R Rating

R rating is the Canadian payment-rating code family commonly used for revolving accounts such as credit cards and lines of credit.

R rating means the Canadian payment-rating code family commonly used for revolving accounts such as credit cards and lines of credit. It is one of the fastest ways to read whether a revolving tradeline is being shown as current or as increasingly stressed.

Why It Matters

R rating matters because revolving accounts are often central to a borrower’s visible credit profile. A borrower who reviews a disclosure and can read an R1 or R2 code is much better positioned to understand what the bureau file is really showing.

It also matters because revolving accounts often affect both underwriting and utilization concerns. A stressed R rating on a card or line can change how a lender interprets the broader file.

How It Works in Canada

In Canadian credit reporting, R ratings are commonly attached to revolving tradelines such as a Credit Card or Line of Credit. The letter R signals the revolving account family, while the number helps indicate whether the account is current, increasingly late, or in a more serious state.

In practical reading, R1 is commonly understood as current or paid as agreed, while higher numbers reflect more serious payment trouble. The borrower should still read the code alongside Past Due Amount, balance, and the full Reporting Account Status rather than relying on one symbol alone.

Common Practical Reading

R code patternCommon practical reading
R1Current or paid as agreed
R2 to R5Increasing lateness or deeper delinquency
R7Special arrangement or consolidation-style treatment
R8 or R9Much more serious revolving-account distress

Practical Example

A borrower checks a card tradeline and sees R2 where an earlier disclosure showed R1. That change is a warning that the revolving account is no longer being reported as cleanly current.

Common Misunderstandings and Close Contrasts

R rating is not the same as Payment Rating in general. It is one specific family within the broader Canadian rating system.

It is also not the same as I Rating. R ratings are commonly used for revolving accounts, while I ratings are commonly used for installment accounts.
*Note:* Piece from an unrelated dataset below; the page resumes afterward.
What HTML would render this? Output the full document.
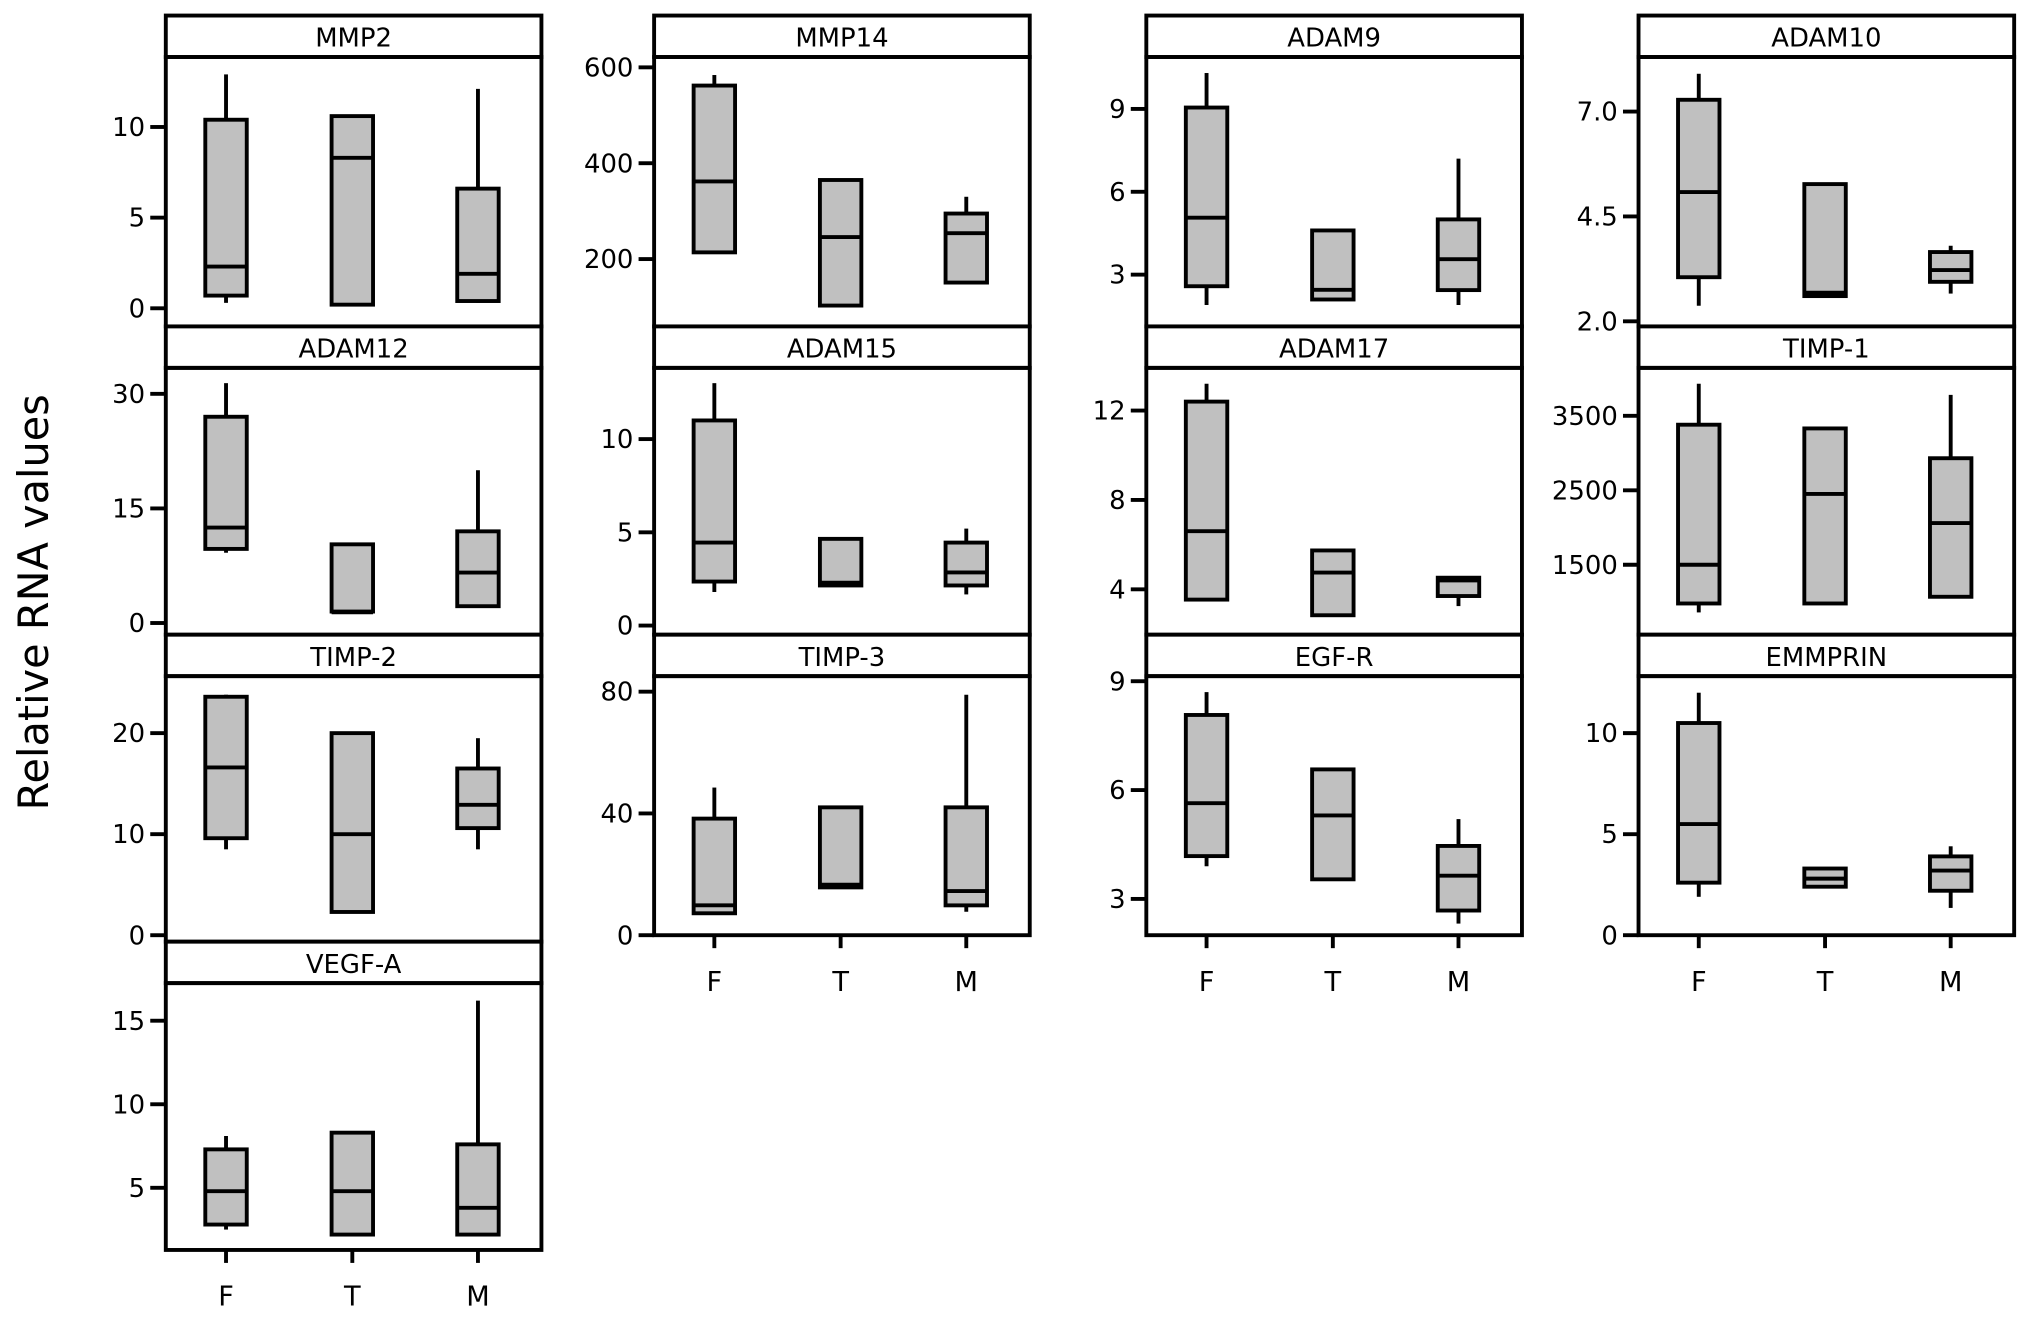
<!DOCTYPE html>
<html><head><meta charset="utf-8"><style>
html,body{margin:0;padding:0;background:#fff}
svg{display:block}
text{font-family:"DejaVu Sans","Liberation Sans",sans-serif;fill:#000}
</style></head><body>
<svg id="chart" width="2031" height="1319" viewBox="0 0 1568 1018.3" xmlns="http://www.w3.org/2000/svg">
<text x="0" y="0" font-size="32" text-anchor="middle" transform="translate(37,465) rotate(-90)">Relative RNA values</text>
</svg>
<script>
const names = ["MMP2","MMP14","ADAM9","ADAM10","ADAM12","ADAM15","ADAM17","TIMP-1","TIMP-2","TIMP-3","EGF-R","EMMPRIN","VEGF-A"];
const categories = ["F","T","M"];
const domains = [[-1,13.86],[59.5,621.6],[1.125,10.88],[1.877,8.30],[-1.53,33.4],[-0.49,13.82],[1.97,13.91],[561,4143],[-0.64,25.64],[0,85.1],[2.0,9.14],[0,12.82],[1.28,17.25]];
const ticks = [[0,5,10],[200,400,600],[3,6,9],[2.0,4.5,7.0],[0,15,30],[0,5,10],[4,8,12],[1500,2500,3500],[0,10,20],[0,40,80],[3,6,9],[0,5,10],[5,10,15]];
const tickLabels = [["0","5","10"],["200","400","600"],["3","6","9"],["2.0","4.5","7.0"],["0","15","30"],["0","5","10"],["4","8","12"],["1500","2500","3500"],["0","10","20"],["0","40","80"],["3","6","9"],["0","5","10"],["5","10","15"]];
// stats per panel: [F,T,M] each [low whisker, q1, median, q3, high whisker]
const statsF = [[0.3,0.7,2.3,10.4,12.9],[214,214,362,562,584],[1.9,2.58,5.06,9.05,10.3],[2.37,3.05,5.08,7.28,7.9],[9.2,9.7,12.5,27,31.4],[1.8,2.36,4.45,11,13],[3.54,3.54,6.6,12.4,13.2],[860,980,1500,3380,3930],[8.5,9.6,16.6,23.6,23.8],[7.2,7.2,9.8,38.3,48.5],[3.9,4.18,5.64,8.07,8.7],[1.9,2.6,5.5,10.5,12],[2.5,2.8,4.8,7.3,8.1]];
const statsT = [[0.2,0.2,8.3,10.6,10.6],[103,103,246,365,365],[2.1,2.1,2.45,4.6,4.6],[2.6,2.6,2.68,5.27,5.27],[1.4,1.5,1.4,10.3,10.3],[2.15,2.15,2.3,4.65,4.65],[2.84,2.84,4.75,5.74,5.74],[980,980,2450,3330,3330],[2.3,2.3,10,20,20],[15.7,15.7,16.6,42,42],[3.54,3.54,5.3,6.57,6.57],[2.4,2.4,2.8,3.3,3.3],[2.2,2.2,4.8,8.3,8.3]];
const statsM = [[0.3,0.4,1.9,6.6,12.1],[151,151,254,295,330],[1.9,2.44,3.56,5.0,7.2],[2.66,2.94,3.22,3.65,3.8],[2.2,2.2,6.6,12,20],[1.67,2.15,2.85,4.45,5.2],[3.25,3.7,4.4,4.52,4.52],[1070,1070,2060,2930,3780],[8.5,10.6,12.9,16.5,19.5],[7.7,9.8,14.5,42,79],[2.32,2.68,3.64,4.46,5.2],[1.35,2.2,3.2,3.9,4.4],[2.2,2.2,3.8,7.6,16.2]];

const NS="http://www.w3.org/2000/svg";
const svg=document.getElementById('chart');
const colL=[128,505,885,1265], W=290, HH=32;
const rowTop=[12,252,490,727];
const catOff=[46.5,144,241], BW=32;
const SW=3;
function mk(tag,attrs,parent){const e=document.createElementNS(NS,tag);for(const k in attrs)e.setAttribute(k,attrs[k]);(parent||svg).appendChild(e);return e;}
names.forEach((nm,i)=>{
  const r=Math.floor(i/4), c=i%4;
  const x0=colL[c], top=rowTop[r];
  let bottom;
  if(r<2) bottom=rowTop[r+1];
  else if(r===2) bottom=(c===0)?727:722;
  else bottom=965;
  const pt=top+HH;
  const g=mk('g',{});
  
  
  const [d0,d1]=domains[i];
  const y=v=>bottom-(v-d0)/(d1-d0)*(bottom-pt);
  const hdr=mk('rect',{x:x0,y:top,width:W,height:HH,fill:'#fff',stroke:'#000','stroke-width':SW},g);
  
  
  const t=mk('text',{x:x0+W/2,y:top+24,'font-size':20,'text-anchor':'middle'},g);t.textContent=nm;
  
  
  const fr=mk('rect',{x:x0,y:pt,width:W,height:bottom-pt,fill:'none',stroke:'#000','stroke-width':SW},g);
  
  
  ticks[i].forEach((tv,k)=>{
    const yy=y(tv);
    mk('line',{x1:x0-12,x2:x0,y1:yy,y2:yy,stroke:'#000','stroke-width':SW},g);
    const tl=mk('text',{x:x0-16,y:yy+7,'font-size':20,'text-anchor':'end'},g);tl.textContent=tickLabels[i][k];
    
    
  });
  const sets=[statsF[i],statsT[i],statsM[i]];
  sets.forEach((s,k)=>{
    const cx=x0+catOff[k];
    const bg=mk('g',{},g);
    
    
    mk('line',{x1:cx,x2:cx,y1:y(s[4]),y2:y(s[3]),stroke:'#000','stroke-width':SW},bg);
    mk('line',{x1:cx,x2:cx,y1:y(s[1]),y2:y(s[0]),stroke:'#000','stroke-width':SW},bg);
    mk('rect',{x:cx-BW/2,y:y(s[3]),width:BW,height:Math.max(1,y(s[1])-y(s[3])),fill:'#c0c0c0',stroke:'#000','stroke-width':SW},bg);
    mk('line',{x1:cx-BW/2,x2:cx+BW/2,y1:y(s[2]),y2:y(s[2]),stroke:'#000','stroke-width':SW},bg);
  });
  const isBottom=(c===0&&r===3)||(c>0&&r===2);
  if(isBottom){
    categories.forEach((cat,k)=>{
      const cx=x0+catOff[k];
      mk('line',{x1:cx,x2:cx,y1:bottom,y2:bottom+10,stroke:'#000','stroke-width':SW},g);
      const xl=mk('text',{x:cx,y:bottom+43,'font-size':21,'text-anchor':'middle'},g);xl.textContent=cat;
      
      
    });
  }
});
</script>
</body></html>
Some readers also assume the R stands for risk score. It does not. It refers to the revolving-account rating family on the report.

Knowledge Check

  1. What does R rating usually apply to? It usually applies to revolving tradelines such as credit cards and lines of credit.
  2. What does an R1 reading usually suggest? It usually suggests the revolving account is current or paid as agreed.
  3. Is R rating the same as I rating? No. R ratings are commonly for revolving accounts, while I ratings are commonly for installment accounts.